What remains to be seen is whether the Sockers will benefit from the rest or slip to a lower level of intensity. Certainly, four days to regroup should be a plus for St. Louis, a veteran team. Experience is nice, but it tends to work better after a good night’s sleep. Neither team got much rest before Tuesday’s game because Game 2 was Monday in San Diego.

That the Sockers can eliminate the Storm with a victory tonight isn’t necessarily a good sign. It would be too simple. Keep in mind, the Sockers took a 2-1 lead in their best-of-seven semifinal series with Dallas last year and wound up losing the next two before wrapping it up with two victories at home. Then, in the championship series against Baltimore, the Sockers had a 3-1 lead with a chance to win the title at home but lost, and they lost again in Baltimore before hanging on by a thread to win Game 7.
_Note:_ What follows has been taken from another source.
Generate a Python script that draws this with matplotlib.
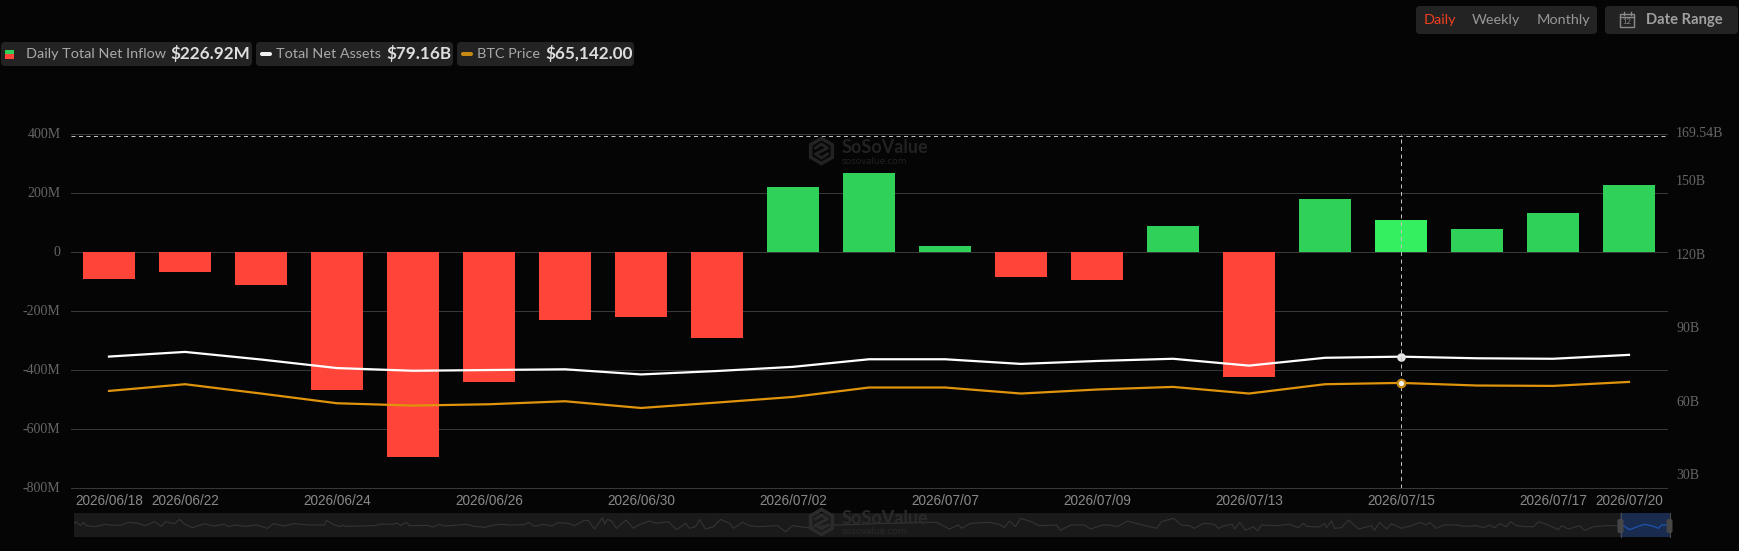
"""
Spot BTC ETF flow dashboard: daily net inflow bars, total net assets and BTC
price lines, with the overview strip and the toolbar chips around them.
"""

import matplotlib

matplotlib.use("Agg")
import matplotlib.pyplot as plt
from matplotlib.patches import FancyBboxPatch, Rectangle, RegularPolygon
from matplotlib.transforms import ScaledTranslation

W, H = 1739, 551
BG = "#050505"
GRID = "#383838"
CHIP = "#232323"
GREEN = "#30d158"
GREEN_HOVER = "#34ef5f"
RED = "#ff453a"
ORANGE = "#e0940c"

# -------------------------------------------------------------------
# Data
# -------------------------------------------------------------------
dates = [
    "2026/06/18", "2026/06/22", "2026/06/23", "2026/06/24", "2026/06/25",
    "2026/06/26", "2026/06/29", "2026/06/30", "2026/07/01", "2026/07/02",
    "2026/07/06", "2026/07/07", "2026/07/08", "2026/07/09", "2026/07/10",
    "2026/07/13", "2026/07/14", "2026/07/15", "2026/07/16", "2026/07/17",
    "2026/07/20",
]
net_inflow_m = [
    -90, -66, -113, -469, -696, -442, -230, -222, -293, 223, 268,
    21, -85, -94, 90, -423, 182, 108, 80, 132, 226.92,
]
net_assets_b = [
    79.2, 81.1, 78.0, 74.5, 73.4, 73.7, 74.0, 71.9, 73.3, 75.0, 78.1,
    78.1, 76.2, 77.4, 78.3, 75.5, 78.7, 79.16, 78.5, 78.3, 79.9,
]
btc_price = [
    61850, 64600, 60780, 56790, 55840, 56380, 57610, 54850, 57080, 59380, 63250,
    63250, 60780, 62430, 63500, 60780, 64600, 65142, 64070, 63910, 65550,
]
labelled_dates = [
    "2026/06/18", "2026/06/22", "2026/06/24", "2026/06/26", "2026/06/30",
    "2026/07/02", "2026/07/07", "2026/07/09", "2026/07/13", "2026/07/15",
    "2026/07/17", "2026/07/20",
]
hover_date = "2026/07/15"

inflow_ticks = [400, 200, 0, -200, -400, -600, -800]
inflow_tick_labels = ["400M", "200M", "0", "-200M", "-400M", "-600M", "-800M"]
assets_ticks = [30, 60, 90, 120, 150, 169.54]
assets_tick_labels = ["30B", "60B", "90B", "120B", "150B", "169.54B"]

# long-range overview strip: sample position and relative level
overview_days = [
    0, 2.5, 7, 10, 13, 22, 31, 40, 49, 54, 63, 72, 81, 88, 92, 101, 106, 111,
    119, 131, 140, 151, 155, 161, 172, 183, 194, 200, 211, 220, 236, 251, 253,
    261, 267, 269, 272, 286, 301, 308, 319, 324, 327, 333, 336, 354, 360, 366,
    370, 376, 394, 401, 411, 420, 429, 437, 451, 455, 461, 470, 479, 484, 495,
    501, 511, 515, 521, 529, 531, 534, 538, 543,
    552.5, 560, 565, 576, 583, 595, 603, 606, 612, 616, 622, 626, 632, 640,
    647, 656, 660, 669, 676, 685, 704, 712, 719, 733, 751, 765, 786, 808, 822,
    840, 851, 863, 876, 885, 888, 897, 915, 926, 931, 936, 942, 947, 958, 965,
    983, 987, 997, 1011, 1017, 1029, 1036, 1044, 1054, 1069, 1083, 1088,
    1100, 1108, 1116, 1121, 1130, 1141, 1145, 1151, 1159, 1161, 1166, 1172,
    1180, 1184, 1188, 1203, 1216, 1225, 1230, 1233, 1246, 1251, 1253, 1258,
    1261, 1268, 1275, 1285, 1298, 1301, 1306, 1313, 1318, 1328, 1338, 1346,
    1353, 1356, 1363, 1370, 1383, 1391, 1403, 1410, 1416, 1421, 1426, 1433,
    1437, 1443, 1451, 1460, 1465, 1473, 1485, 1488, 1495, 1506, 1511, 1520,
    1533, 1545, 1550, 1556, 1563, 1571, 1580, 1585, 1588, 1595,
]
overview_level = [
    38, 46, 34, 44, 34, 31, 38, 35, 36, 44, 42, 34, 46, 32, 46, 40, 53, 39,
    28, 40, 33, 38, 31, 36, 32, 36, 26, 40, 33, 40, 36, 36, 50,
    36, 31, 36, 32, 33, 34, 39, 38, 42, 34, 44, 34, 35, 30, 38,
    33, 34, 38, 32, 29, 36, 38, 36, 37, 44, 32, 38, 33, 43, 41,
    34, 50, 49, 24, 58, 38, 53, 48, 26,
    51, 26, 36, 48, 41, 46, 22, 28, 41, 26, 31, 52, 24, 31,
    53, 41, 26, 44, 34, 31, 34, 16, 34, 28, 34, 36, 38, 41, 41,
    44, 44, 44, 24, 36, 26, 41, 44, 38, 28, 48, 31, 56, 46, 34,
    36, 20, 36, 36, 24, 36, 36, 31, 48, 36, 26, 46,
    56, 36, 34, 26, 41, 38, 26, 34, 38, 24, 44, 20,
    31, 18, 36, 34, 38, 28, 41, 32, 30, 41, 28, 48,
    26, 28, 51, 24, 34, 20, 44, 24, 40, 26, 34, 44,
    36, 44, 26, 36, 36, 32, 34, 28, 36, 28, 40, 31,
    46, 34, 31, 31, 46, 38, 22, 34, 24, 34, 20, 31,
    34, 34, 34, 22, 30, 38, 32, 26, 36, 36,
]
selection_start_day = 1546


def px_axes(fig, left, top, right, bottom):
    """Adds an axes placed by its pixel edges (origin at the top left)."""
    return fig.add_axes([left / W, 1 - bottom / H, (right - left) / W, (bottom - top) / H])


def chip(ax, x0, y0, x1, y1, color=CHIP, radius=4):
    ax.add_patch(
        FancyBboxPatch(
            (x0 + radius, y0 + radius), x1 - x0 - 2 * radius, y1 - y0 - 2 * radius,
            boxstyle=f"round,pad={radius},rounding_size={radius}",
            facecolor=color, edgecolor="none",
        )
    )


def watermark(ax, x, y_logo, y_name, y_site, color):
    """The hexagon mark with the brand name and site underneath."""
    ax.add_patch(RegularPolygon((x, y_logo), 6, radius=12.5, facecolor="none",
                                edgecolor=color, linewidth=2.6))
    ax.plot([x - 6, x, x + 6, x, x - 6, x, x + 6],
            [y_logo - 3, y_logo - 7, y_logo - 3, y_logo, y_logo + 3, y_logo + 7, y_logo + 3],
            color=color, linewidth=2.2)
    ax.text(x + 20.5, y_name, "SoSoValue", family="Lato", weight="bold", fontsize=13,
            color=color, va="center", ha="left")
    ax.text(x + 20.5, y_site, "sosovalue.com", family="Open Sans", fontsize=6.8,
            color=color, va="center", ha="left")


fig = plt.figure(figsize=(W / 100, H / 100), dpi=100, facecolor=BG)

# -------------------------------------------------------------------
# Main panel
# -------------------------------------------------------------------
ax = px_axes(fig, 71, 134.5, 1667, 487.5)
ax.set_facecolor("none")
positions = list(range(len(dates)))
hover = dates.index(hover_date)

bar_colors = []
for i, value in enumerate(net_inflow_m):
    if i == hover:
        bar_colors.append(GREEN_HOVER)
    else:
        bar_colors.append(GREEN if value >= 0 else RED)
ax.bar(positions, net_inflow_m, width=0.69, color=bar_colors, zorder=3)

ax.set_xlim(-0.5, len(dates) - 0.5)
ax.set_ylim(-800, 400)
ax.set_yticks(inflow_ticks)
ax.set_yticklabels(inflow_tick_labels, family="Liberation Serif", fontsize=10, color="#666666")
ax.set_xticks([dates.index(d) for d in labelled_dates])
ax.set_xticklabels(labelled_dates, family="Liberation Sans", fontsize=9.8, color="#8a8a8a")
ax.tick_params(axis="both", length=0)
ax.tick_params(axis="y", pad=7.5)
ax.tick_params(axis="x", pad=4.6)
ax.grid(axis="y", color=GRID, linewidth=0.72, zorder=0)
ax.set_axisbelow(True)
for line in ax.get_ygridlines():
    line.set_clip_on(False)
for spine in ax.spines.values():
    spine.set_visible(False)
for label in ax.get_yticklabels():
    label.set_transform(label.get_transform() + ScaledTranslation(0, 1 / 100, fig.dpi_scale_trans))

ax_assets = ax.twinx()
ax_assets.set_ylim(25.7, 169.94)
ax_assets.set_yticks(assets_ticks)
ax_assets.set_yticklabels(assets_tick_labels, family="Liberation Serif", fontsize=10, color="#666666")
ax_assets.tick_params(axis="y", length=0, pad=6.5)
for spine in ax_assets.spines.values():
    spine.set_visible(False)
for label in ax_assets.get_yticklabels():
    label.set_transform(label.get_transform() + ScaledTranslation(0, 3 / 100, fig.dpi_scale_trans))
ax_assets.plot(positions, net_assets_b, color="#ffffff", linewidth=1.6, zorder=4)

# the price scale is not labelled
ax_btc = ax.twinx()
ax_btc.set_ylim(22222, 167072)
ax_btc.set_yticks([])
for spine in ax_btc.spines.values():
    spine.set_visible(False)
ax_btc.plot(positions, btc_price, color=ORANGE, linewidth=1.6, zorder=4)

# crosshair on the hovered day
ax_btc.axvline(hover, color="#c0c0c0", linewidth=0.72, linestyle=(0, (4, 3.5)), zorder=5)
ax.axhline(395.5, color="#c0c0c0", linewidth=0.72, linestyle=(0, (4, 3.5)), zorder=5)
ax_assets.plot([hover], [net_assets_b[hover]], "o", color="#e4e4e4", markersize=6.2,
               markeredgewidth=0, zorder=6)
ax_btc.plot([hover], [btc_price[hover]], "o", markerfacecolor="#f4f4f4", markeredgecolor="#c98a12",
            markersize=5.4, markeredgewidth=1.6, zorder=6)

# -------------------------------------------------------------------
# Overview strip
# -------------------------------------------------------------------
ax_over = px_axes(fig, 73.5, 513, 1670.5, 537)
ax_over.set_facecolor("#1a1a1a")
ax_over.set_xlim(0, 1597)
ax_over.set_ylim(0, 72)
ax_over.set_xticks([])
ax_over.set_yticks([])
for spine in ax_over.spines.values():
    spine.set_visible(False)

ax_over.axvspan(selection_start_day, 1597, color="#1a2b50", linewidth=0)
early_days = [d for d in overview_days if d <= selection_start_day]
ax_over.plot(early_days, overview_level[: len(early_days)], color="#343434", linewidth=0.8)
ax_over.plot(overview_days[len(early_days) - 1:], overview_level[len(early_days) - 1:],
             color="#1f58b8", linewidth=0.8)

# -------------------------------------------------------------------
# Toolbar chips, legend chips, watermarks
# -------------------------------------------------------------------
ui = fig.add_axes([0, 0, 1, 1], facecolor="none")
ui.set_xlim(0, W)
ui.set_ylim(H, 0)
ui.axis("off")

TXT = "#a9a9a9"
VAL = "#dedede"

chip(ui, 1, 42, 252, 66)
ui.add_patch(Rectangle((5, 50), 8.5, 4, facecolor=GREEN, edgecolor="none"))
ui.add_patch(Rectangle((5, 54), 8.5, 4.5, facecolor=RED, edgecolor="none"))
ui.text(25.5, 54, "Daily Total Net Inflow", family="Lato", fontsize=10.4, color=TXT, va="center")
ui.text(170.5, 54, "$226.92M", family="Lato", weight="bold", fontsize=12.3, color=VAL, va="center")

chip(ui, 256, 42, 453, 66)
chip(ui, 260, 52, 272, 56, color="#f0f0f0", radius=2)
ui.text(276, 54, "Total Net Assets", family="Lato", fontsize=10.4, color=TXT, va="center")
ui.text(386, 54, "$79.16B", family="Lato", weight="bold", fontsize=12.3, color=VAL, va="center")

chip(ui, 457, 42, 634, 66)
chip(ui, 461, 52, 473, 56, color="#c68a10", radius=2)
ui.text(477, 54, "BTC Price", family="Lato", fontsize=10.4, color=TXT, va="center")
ui.text(545.5, 54, "$65,142.00", family="Lato", weight="bold", fontsize=12.3, color=VAL, va="center")

chip(ui, 1416, 6, 1597, 34)
ui.text(1424, 20, "Daily", family="Lato", fontsize=10.4, color="#f0401f", va="center")
ui.text(1472, 20, "Weekly", family="Lato", fontsize=10.4, color="#979797", va="center")
ui.text(1537, 20, "Monthly", family="Lato", fontsize=10.4, color="#979797", va="center")

chip(ui, 1605, 6, 1738, 34)
ui.add_patch(Rectangle((1620, 13.5), 14, 13, facecolor="none", edgecolor="#8a8a8a", linewidth=1))
ui.plot([1620, 1634], [17, 17], color="#8a8a8a", linewidth=1)
ui.plot([1623.5, 1623.5], [12, 15], color="#8a8a8a", linewidth=1)
ui.plot([1630.5, 1630.5], [12, 15], color="#8a8a8a", linewidth=1)
ui.text(1627, 22, "12", family="Lato", fontsize=5.5, color="#8a8a8a", ha="center", va="center")
ui.text(1646, 20, "Date Range", family="Lato", weight="bold", fontsize=10.6, color="#a0a0a0", va="center")

watermark(ui, 821.5, 151, 147.5, 161, "#222222")
watermark(ui, 821.5, 522, 518.5, 531.5, "#2b2b2b")

# selection handles on the overview strip
for handle_x in (1620.5, 1669.5):
    ui.plot([handle_x, handle_x], [513, 537], color="#4a4a4a", linewidth=0.8)
    chip(ui, handle_x - 3, 519, handle_x + 3, 533, color="#454545", radius=2)

fig.savefig("out.png", dpi=100, facecolor=BG)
Nobody has ever been able to figure when, why and how this team gets motivated. Inspiration for Tuesday’s victory came in part from captain Brian Quinn, who spoke before the game and told the team to start strong and win the first half. That worked once.

“But if he says that (tonight),” goalie Victor Nogueira said, “it won’t have the same impact because he said it last time. It has to be something different.”

This team gets bored easily, and not just while sitting in the hotel room deciding between “The Flintstones” and “Leave it to Beaver.” Maybe winning seven championships in eight seasons has led the Sockers, if only subconsciously, to be at their best only when their best is required. Tonight, it isn’t.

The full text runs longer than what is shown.